Tina is a Children’s Palliative Care Nurse Specialist. As part of ellenor’s Hospice at Home team, her role is to care for children with life-limiting illnesses – and complex, often chronic conditions – from their own homes in the Kent and Bexley communities. 
 
“Because these children spend so much time in hospital, it’s one of my jobs to keep them out of hospital. To do this, I liaise with their GP, hospitals, social workers, physiotherapists; these families have so many specialists and services, and it’s stressful for them.
 
“Our role is to reduce that stress. And equip families with the tools to play a key part in their child’s care. We can also recommend extra services – such as music therapy, and play therapy – to further reduce the pressures that life-limiting illnesses place on the family.”
 
By going to the child’s home to provide vital medical interventions, Tina and her team remove the need for families to travel long distances to hospital – journeys which, for families in Kent, can often mean travelling all the way into London.
 
This gives the family – and the child – hours of their time back every week.
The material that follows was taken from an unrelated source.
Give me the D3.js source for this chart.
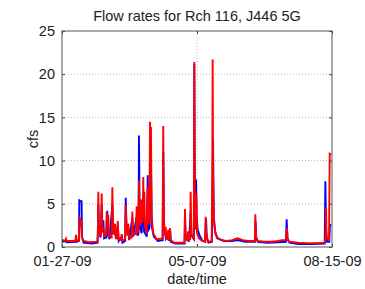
<!DOCTYPE html>
<html>
<head>
<meta charset="utf-8">
<script src="https://cdn.jsdelivr.net/npm/d3@7"></script>
<style>
  body { margin: 0; background: #fff; }
  text { font-family: "Liberation Sans", Arial, sans-serif; fill: #222; }
</style>
</head>
<body>
<script>
"use strict";

// tick dates and y ticks
var tickDates = ["2009-01-27", "2009-05-07", "2009-08-15"];
var yTicks = [0, 5, 10, 15, 20, 25];

// [days since 01-27-09, cfs]
var blueFlow = [[0,0.6],[3,0.7],[3.4,0.55],[10,0.6],[10.5,0.8],[11,0.6],[12.6,0.7],[12.8,5.4],[13.6,5.3],[14.5,5.3],[14.8,1.2],[16,0.5],[22,0.4],[26.4,0.5],[26.9,5.0],[27.4,1.8],[28.6,1.1],[29.4,5.0],[29.9,1.7],[30.6,3.1],[31.2,1.0],[32.8,1.1],[33.5,4.2],[34.2,1.4],[35.2,0.9],[37.3,4.9],[37.9,1.5],[39.3,2.2],[40,0.9],[41.3,2.6],[42,0.7],[44.2,1.2],[44.8,0.5],[46.8,0.7],[47.2,5.7],[47.9,1.7],[49.1,2.2],[49.8,0.8],[52.1,3.4],[52.7,1.2],[55.3,3.5],[56,1.3],[56.7,1.6],[57.0,12.9],[57.6,2.5],[59,1.6],[60.2,6.0],[60.8,1.8],[62.8,1.2],[63.5,8.3],[64.1,2.0],[64.8,2.2],[65.3,10.0],[65.9,9.5],[66.5,2.4],[68,1.2],[71,0.7],[74.6,0.8],[75,11.0],[75.6,2.4],[77,1.0],[78.7,1.6],[79.3,0.7],[80,2.2],[80.6,0.6],[84,0.4],[90.8,0.4],[91.1,3.2],[91.7,0.9],[93.3,1.4],[94,0.6],[95.3,4.0],[95.9,1.3],[97.7,0.9],[98.0,21.2],[98.5,4.0],[99.3,7.8],[99.7,3.6],[100.5,2.0],[102,1.3],[104,0.7],[106,0.6],[106.7,3.3],[107.3,1.0],[108.5,0.5],[111,0.6],[111.4,5.0],[111.9,12.4],[112.4,3.5],[113.5,1.8],[115,1.0],[120,0.7],[126,0.7],[130,0.8],[136,0.6],[142.9,0.6],[143.3,3.0],[143.9,1.0],[145,0.6],[152,0.5],[160,0.55],[165.9,0.6],[166.4,3.2],[167,1.0],[168.5,0.5],[175,0.35],[185,0.35],[194.6,0.4],[195.1,7.6],[195.6,2.0],[196.3,0.6],[198,0.6],[198.4,2.5],[199.4,2.6]];

var redFlow = [[0,0.8],[2.5,0.75],[3,0.95],[3.4,0.7],[9.9,0.7],[10.4,1.4],[10.9,0.75],[12.6,0.8],[13,3.5],[13.5,2.8],[14.1,3.2],[14.7,1.1],[16,0.7],[20,0.55],[26.2,0.6],[26.6,1.6],[26.9,6.4],[27.3,2.4],[28.3,1.3],[29,1.6],[29.4,6.2],[29.9,2.0],[30.6,2.1],[31.3,1.2],[32.7,1.4],[33.1,4.0],[33.6,2.4],[34.2,3.7],[34.8,1.2],[36.8,1.1],[37.3,6.9],[37.8,2.5],[38.7,1.4],[39.3,2.7],[39.8,1.1],[40.9,1.0],[41.3,3.0],[41.9,0.9],[43.8,0.8],[44.2,1.5],[44.8,0.7],[46.7,0.9],[47.2,4.9],[47.8,2.0],[48.6,1.3],[49.1,2.7],[49.7,1.0],[51.6,1.1],[52.1,4.1],[52.6,1.5],[54.8,1.5],[55.3,4.7],[55.9,1.7],[56.6,1.9],[57.0,7.7],[57.6,3.0],[58.3,2.6],[58.7,5.5],[59.2,2.8],[59.8,3.0],[60.2,8.1],[60.6,3.5],[61.0,6.4],[61.5,2.4],[62.6,1.6],[63.5,7.0],[64.0,2.6],[64.7,3.0],[65.2,14.5],[65.5,5.0],[65.9,13.9],[66.4,3.6],[67.5,1.6],[70,0.9],[74.5,1.0],[75.0,14.0],[75.5,3.2],[76.3,1.4],[76.8,2.3],[77.3,1.0],[78.3,0.9],[78.7,2.0],[79.1,0.9],[79.7,1.2],[80.0,2.2],[80.5,0.8],[83,0.5],[90.7,0.5],[91.1,4.4],[91.6,1.2],[92.8,0.7],[93.3,1.8],[93.8,0.8],[94.9,0.9],[95.3,6.4],[95.8,1.5],[97.6,1.0],[98.0,21.4],[98.4,6.0],[99.1,2.0],[99.5,6.2],[100,1.6],[101.5,1.0],[104,0.7],[106.0,0.7],[106.4,3.5],[106.9,1.0],[107.5,1.2],[108,0.6],[110.9,0.7],[111.3,8.6],[111.6,21.7],[111.9,8.0],[112.5,3.0],[113.5,1.6],[115,1.1],[118,0.8],[122,0.7],[126,0.8],[130,1.0],[134,0.8],[138,0.7],[142.8,0.7],[143.2,3.8],[143.7,1.2],[145,0.7],[150,0.6],[155,0.6],[160,0.7],[163,0.8],[165,0.8],[166.2,0.9],[166.6,2.2],[167.1,0.8],[168.5,0.6],[175,0.5],[182,0.45],[190,0.45],[194.8,0.5],[195.2,1.5],[195.6,4.6],[196,1.0],[197.8,0.9],[198.3,10.8],[199.4,10.7]];

var margin = {top: 31, right: 33, bottom: 42, left: 62},
    width = 365 - margin.left - margin.right,
    height = 289 - margin.top - margin.bottom;

var parse = d3.timeParse("%Y-%m-%d"),
    fmt = d3.timeFormat("%m-%d-%y"),
    ticks = tickDates.map(parse),
    start = ticks[0];

function toDate(d) { return new Date(start.getTime() + d * 864e5); }

var x = d3.scaleTime().domain([ticks[0], ticks[ticks.length - 1]]).range([0, width]);
var y = d3.scaleLinear().domain([0, 25]).range([height, 0]);

var svg = d3.select("body").append("svg")
    .attr("width", 365)
    .attr("height", 289);

var g = svg.append("g")
    .attr("transform", "translate(" + margin.left + "," + margin.top + ")");

// dotted grid
g.selectAll(".hgrid")
  .data(yTicks.slice(1, -1))
  .enter().append("line")
    .attr("x1", 0).attr("x2", width)
    .attr("y1", y).attr("y2", y)
    .attr("stroke", "#bbb").attr("stroke-dasharray", "1,2");

g.selectAll(".vgrid")
  .data(ticks.slice(1, -1))
  .enter().append("line")
    .attr("x1", x).attr("x2", x)
    .attr("y1", 0).attr("y2", height)
    .attr("stroke", "#bbb").attr("stroke-dasharray", "1,2");

// flow lines
var line = d3.line()
    .x(function (d) { return x(toDate(d[0])); })
    .y(function (d) { return y(d[1]); });

g.append("path").datum(blueFlow)
    .attr("d", line).attr("fill", "none")
    .attr("stroke", "#0000ff").attr("stroke-width", 1.9);

g.append("path").datum(redFlow)
    .attr("d", line).attr("fill", "none")
    .attr("stroke", "#ff0000").attr("stroke-width", 1.9);

// axes, matlab style box with inward ticks
var fs = "14.5px";
g.append("g").attr("transform", "translate(0," + height + ")")
  .call(d3.axisBottom(x).tickValues(ticks).tickFormat(fmt).tickSizeInner(-3).tickSizeOuter(0).tickPadding(9))
  .call(function (a) { a.select(".domain").remove(); });
g.append("g")
  .call(d3.axisTop(x).tickValues(ticks).tickFormat("").tickSizeInner(-3).tickSizeOuter(0))
  .call(function (a) { a.select(".domain").remove(); });
g.append("g")
  .call(d3.axisLeft(y).tickValues(yTicks).tickSizeInner(-3).tickSizeOuter(0).tickPadding(7))
  .call(function (a) { a.select(".domain").remove(); });
g.append("g").attr("transform", "translate(" + width + ",0)")
  .call(d3.axisRight(y).tickValues(yTicks).tickFormat("").tickSizeInner(-3).tickSizeOuter(0))
  .call(function (a) { a.select(".domain").remove(); });

g.selectAll(".tick text").style("font-size", fs).attr("fill", "#222");
g.selectAll(".tick line").attr("stroke", "#444");

g.append("rect")
    .attr("width", width).attr("height", height)
    .attr("fill", "none").attr("stroke", "#555");

// labels
svg.append("text")
    .attr("x", margin.left + width / 2).attr("y", 21)
    .attr("text-anchor", "middle").style("font-size", fs)
    .text("Flow rates for Rch 116, J446 5G");

svg.append("text")
    .attr("x", margin.left + width / 2).attr("y", 284)
    .attr("text-anchor", "middle").style("font-size", fs)
    .text("date/time");

svg.append("text")
    .attr("transform", "translate(38," + (margin.top + height / 2) + ") rotate(-90)")
    .attr("text-anchor", "middle").style("font-size", fs)
    .text("cfs");
</script>
</body>
</html>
Time the patient can spend playing, or simply being a normal child – rather than sat in a waiting room.
 
But as Tina explains, providing care from within the home bestows other benefits, too. 
 
“At ellenor, you get to spend time with the family – to find out what they’re like, and give them the help they need. While you’re caring for the child, you can ask the parents how they are – and they’re able to talk. Because you’ve given them that space, and that freedom, to talk.
 
“The families can tell you their worries, and you can make sure they’re supported. They can ask you questions about their child’s condition, enabling you to improve their skills and knowledge around it – explaining more about the treatment, and next steps.
 
“Giving them knowledge gives them power. Sometimes, of course, we don’t have all the answers. But, simply by being there, we can still be that support – that backbone.”
 
In a recent example, Tina has been teaching Natasha how to give injections to her eight-year-old daughter, Darcie. 
 
Darcie has Ewing sarcoma – a rare form of bone cancer. While Tina visits the family’s Gravesend home once a week to take Darcie’s bloods, change her dressings, and flush her Hickman line, Darcie requires injections daily.
 
By coaching Darcie’s mum in the skill, Tina is helping equip – and empower – Natasha with the confidence and capabilities to take an active role in her daughter’s care.
 
Caring for children with complex life-limiting illnesses is, of course, a serious profession. But that doesn’t mean there isn’t scope for a little fun – in fact, it’s a big part of the job!
 
Whenever Tina visits Darcie, she takes her a new sticker. On some days, she fills a syringe with water and the two have some fun splashing each other playfully. For Darcie’s older siblings, Tina simply gets them to tell her ‘rubbish jokes’. (Something Tina’s good at herself.)
 
“It’s a way of breaking down barriers, and just having a laugh with the kids. I’ve looked after children with cancer for many years. To me, they’re just normal children, with normal lives, who have this extra thing. For me, it’s about trying to give them back that normal childhood. Which you can’t, of course. But what you can do is give them snapshots of one.
 
“You make the treatment something the child can help control; can feel some agency over.
 
“When a child has cancer, they have all control taken away from them. It’s a horrendous time. For me to go in and give them some small measure of control back? That’s massive. It’s why I do what I do – and why I love it.”